Collection : Documents de travail

244, 2018, 31 pages

In France, 138,000 children and adolescents in danger – 1.6% of the population aged under 18 – are under the care of the child welfare services (Aide Sociale à l’Enfance) (Oned, 2015). While the children are taken into care at many different ages, all are obliged to leave when they reach age 18, the age at which the legal duty of care comes to an end, or at age 21 at the latest, if they obtain an extension contract (contrat jeune majeur). After leaving care, they must learn to be “autonomous”; in other words, they must make their own way in life and can no longer rely on the child welfare services to provide them with a place to live.  Using data from a longitudinal survey on the autonomy of young adult care-leavers (Étude Longitudinale sur l’accès à l’Autonomie après le Placement, ELAP) and qualitative interviews, this article explores the residential outcomes of young adult care-leavers: how they find a place to live, and how they perceive the experience. These young people have very early experience of housing insecurity; yet their programmed expulsion from care transforms the very space which was meant to be a refuge for them into a source of insecurity, thereby causing them stress and anxiety.

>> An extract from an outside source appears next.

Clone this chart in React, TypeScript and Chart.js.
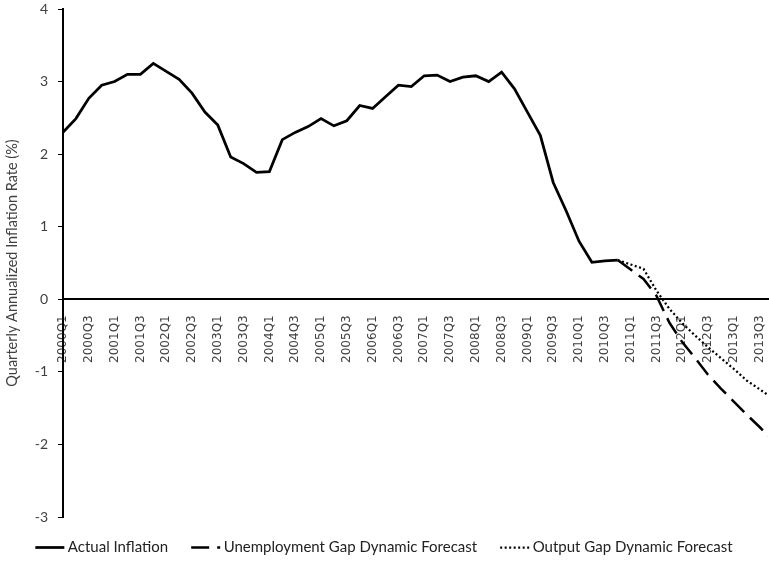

In addition, access to housing is very unequal. Those who agree to follow the institutional rules and have not left the institutional circuit manage to get places in the best accommodations, and later a place of their own. The most “damaged” young people, on the other hand, those who are unable to comply with institutional constraints or who refuse to do so, are most exposed to residential insecurity after leaving care.